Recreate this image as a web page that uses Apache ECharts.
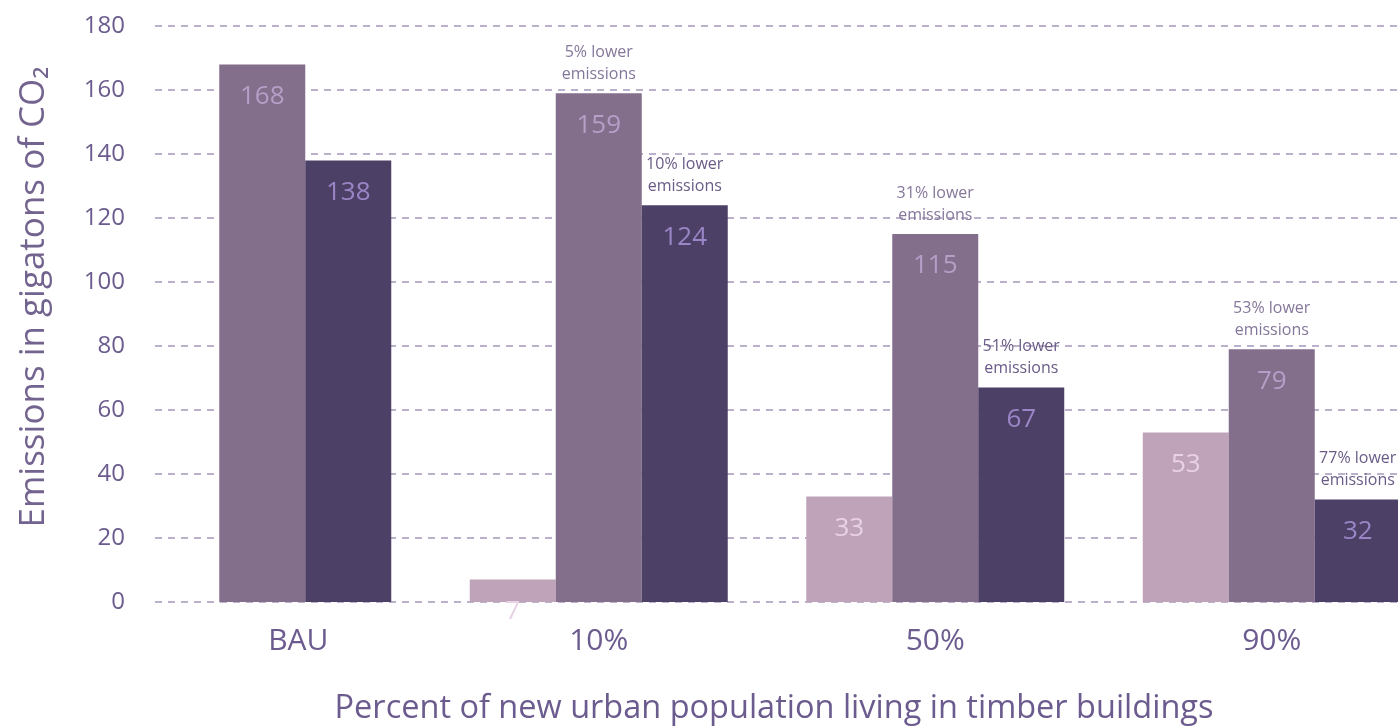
<!DOCTYPE html>
<html>
<head>
<meta charset="utf-8">
<script src="https://cdn.jsdelivr.net/npm/echarts@6/dist/echarts.min.js"></script>
<style>
  html,body{margin:0;padding:0;background:#fff;}
  #chart{width:1398px;height:727px;}
</style>
</head>
<body>
<div id="chart"></div>
<script>
// data
var categories = ['BAU', '10%', '50%', '90%'];
var lightVals  = [null, 7, 33, 53];
var mediumVals = [168, 159, 115, 79];
var darkVals   = [138, 124, 67, 32];
var mediumNotes = ['', '5% lower\nemissions', '31% lower\nemissions', '53% lower\nemissions'];
var darkNotes   = ['', '10% lower\nemissions', '51% lower\nemissions', '77% lower\nemissions'];
var yTicks = [0, 20, 40, 60, 80, 100, 120, 140, 160, 180];

var font = 'Open Sans';
var axisColor = '#6b5b8e';

function valueSeries(name, vals, color, labelColor){
	return {
		name: name,
		type: 'bar',
		xAxisIndex: 0,
		yAxisIndex: 0,
		data: vals,
		barWidth: 86,
		barGap: 0,
		itemStyle: {color: color},
		label: {
			show: true,
			position: 'insideTop',
			distance: 19,
			fontFamily: font,
			fontSize: 26,
			color: labelColor
		},
		z: 3
	};
}

// transparent copies of the bars, on a second hidden axis, only to carry the notes
function noteSeries(vals, notes, color){
	return {
		type: 'bar',
		xAxisIndex: 1,
		yAxisIndex: 0,
		data: vals,
		barWidth: 86,
		barGap: 0,
		silent: true,
		itemStyle: {color: 'rgba(0,0,0,0)'},
		label: {
			show: true,
			position: 'top',
			distance: 8,
			fontFamily: font,
			fontSize: 16,
			lineHeight: 22,
			color: color,
			formatter: function(p){ return notes ? notes[p.dataIndex] : ''; }
		},
		z: 4
	};
}

var chart = echarts.init(document.getElementById('chart'));
var option = {
	animation: false,
	grid: [
		{left: 94, right: -42, top: 26, bottom: 125, containLabel: false, outerBoundsMode: 'none'},
		{left: 155, right: 0, top: 26, bottom: 125, containLabel: false, outerBoundsMode: 'none'}
	],
	xAxis: [
		{
			type: 'category',
			gridIndex: 0,
			data: categories,
			axisLine: {show: false},
			axisTick: {show: false},
			axisLabel: {
				margin: 24,
				fontFamily: font,
				fontSize: 30,
				color: axisColor,
				formatter: function(v){ return v === 'BAU' ? '{bau|' + v + '}' : v; },
				rich: {
					bau: {fontFamily: font, fontSize: 30, color: axisColor, padding: [0, 0, 0, 72]}
				}
			},
			name: 'Percent of new urban population living in timber buildings',
			nameLocation: 'middle',
			nameGap: 90,
			nameTextStyle: {fontFamily: font, fontSize: 32.5, color: axisColor, padding: [0, 0, 0, 14]}
		},
		{
			type: 'category',
			gridIndex: 0,
			data: categories,
			show: false
		},
		{
			type: 'value',
			gridIndex: 1,
			show: false
		}
	],
	yAxis: [
		{
			type: 'value',
			gridIndex: 0,
			min: 0,
			max: 180,
			interval: 20,
			show: false
		},
		{
			type: 'value',
			gridIndex: 1,
			min: yTicks[0],
			max: yTicks[yTicks.length - 1],
			interval: 20,
			axisLine: {show: false},
			axisTick: {show: false},
			axisLabel: {margin: 30, fontFamily: font, fontSize: 24, color: axisColor},
			splitLine: {
				show: true,
				lineStyle: {color: '#a598bd', width: 1.5, type: [7, 6]}
			},
			name: 'Emissions in gigatons of CO\u2082',
			nameLocation: 'middle',
			nameGap: 103,
			nameTextStyle: {fontFamily: font, fontSize: 35, color: '#73648f', padding: [0, 0, 0, 34]}
		}
	],
	series: [
		valueSeries('light', lightVals, '#bfa3b9', '#e9d2e5'),
		valueSeries('medium', mediumVals, '#836f8b', '#b59fc7'),
		valueSeries('dark', darkVals, '#4c4066', '#9a85c6'),
		noteSeries(lightVals, null, '#8a7b9b'),
		noteSeries(mediumVals, mediumNotes, '#85779a'),
		noteSeries(darkVals, darkNotes, '#6a5b87')
	]
};
chart.setOption(option);
</script>
</body>
</html>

·····

TASK STATEMENT: From the material above, copy everything exactly but the pictures.

WRITTEN SOLUTION:
Recreate this image as a web page that uses Apache ECharts.
<!DOCTYPE html>
<html>
<head>
<meta charset="utf-8">
<script src="https://cdn.jsdelivr.net/npm/echarts@6/dist/echarts.min.js"></script>
<style>
  html,body{margin:0;padding:0;background:#fff;}
  #chart{width:1398px;height:727px;}
</style>
</head>
<body>
<div id="chart"></div>
<script>
// data
var categories = ['BAU', '10%', '50%', '90%'];
var lightVals  = [null, 7, 33, 53];
var mediumVals = [168, 159, 115, 79];
var darkVals   = [138, 124, 67, 32];
var mediumNotes = ['', '5% lower\nemissions', '31% lower\nemissions', '53% lower\nemissions'];
var darkNotes   = ['', '10% lower\nemissions', '51% lower\nemissions', '77% lower\nemissions'];
var yTicks = [0, 20, 40, 60, 80, 100, 120, 140, 160, 180];

var font = 'Open Sans';
var axisColor = '#6b5b8e';

function valueSeries(name, vals, color, labelColor){
	return {
		name: name,
		type: 'bar',
		xAxisIndex: 0,
		yAxisIndex: 0,
		data: vals,
		barWidth: 86,
		barGap: 0,
		itemStyle: {color: color},
		label: {
			show: true,
			position: 'insideTop',
			distance: 19,
			fontFamily: font,
			fontSize: 26,
			color: labelColor
		},
		z: 3
	};
}

// transparent copies of the bars, on a second hidden axis, only to carry the notes
function noteSeries(vals, notes, color){
	return {
		type: 'bar',
		xAxisIndex: 1,
		yAxisIndex: 0,
		data: vals,
		barWidth: 86,
		barGap: 0,
		silent: true,
		itemStyle: {color: 'rgba(0,0,0,0)'},
		label: {
			show: true,
			position: 'top',
			distance: 8,
			fontFamily: font,
			fontSize: 16,
			lineHeight: 22,
			color: color,
			formatter: function(p){ return notes ? notes[p.dataIndex] : ''; }
		},
		z: 4
	};
}

var chart = echarts.init(document.getElementById('chart'));
var option = {
	animation: false,
	grid: [
		{left: 94, right: -42, top: 26, bottom: 125, containLabel: false, outerBoundsMode: 'none'},
		{left: 155, right: 0, top: 26, bottom: 125, containLabel: false, outerBoundsMode: 'none'}
	],
	xAxis: [
		{
			type: 'category',
			gridIndex: 0,
			data: categories,
			axisLine: {show: false},
			axisTick: {show: false},
			axisLabel: {
				margin: 24,
				fontFamily: font,
				fontSize: 30,
				color: axisColor,
				formatter: function(v){ return v === 'BAU' ? '{bau|' + v + '}' : v; },
				rich: {
					bau: {fontFamily: font, fontSize: 30, color: axisColor, padding: [0, 0, 0, 72]}
				}
			},
			name: 'Percent of new urban population living in timber buildings',
			nameLocation: 'middle',
			nameGap: 90,
			nameTextStyle: {fontFamily: font, fontSize: 32.5, color: axisColor, padding: [0, 0, 0, 14]}
		},
		{
			type: 'category',
			gridIndex: 0,
			data: categories,
			show: false
		},
		{
			type: 'value',
			gridIndex: 1,
			show: false
		}
	],
	yAxis: [
		{
			type: 'value',
			gridIndex: 0,
			min: 0,
			max: 180,
			interval: 20,
			show: false
		},
		{
			type: 'value',
			gridIndex: 1,
			min: yTicks[0],
			max: yTicks[yTicks.length - 1],
			interval: 20,
			axisLine: {show: false},
			axisTick: {show: false},
			axisLabel: {margin: 30, fontFamily: font, fontSize: 24, color: axisColor},
			splitLine: {
				show: true,
				lineStyle: {color: '#a598bd', width: 1.5, type: [7, 6]}
			},
			name: 'Emissions in gigatons of CO\u2082',
			nameLocation: 'middle',
			nameGap: 103,
			nameTextStyle: {fontFamily: font, fontSize: 35, color: '#73648f', padding: [0, 0, 0, 34]}
		}
	],
	series: [
		valueSeries('light', lightVals, '#bfa3b9', '#e9d2e5'),
		valueSeries('medium', mediumVals, '#836f8b', '#b59fc7'),
		valueSeries('dark', darkVals, '#4c4066', '#9a85c6'),
		noteSeries(lightVals, null, '#8a7b9b'),
		noteSeries(mediumVals, mediumNotes, '#85779a'),
		noteSeries(darkVals, darkNotes, '#6a5b87')
	]
};
chart.setOption(option);
</script>
</body>
</html>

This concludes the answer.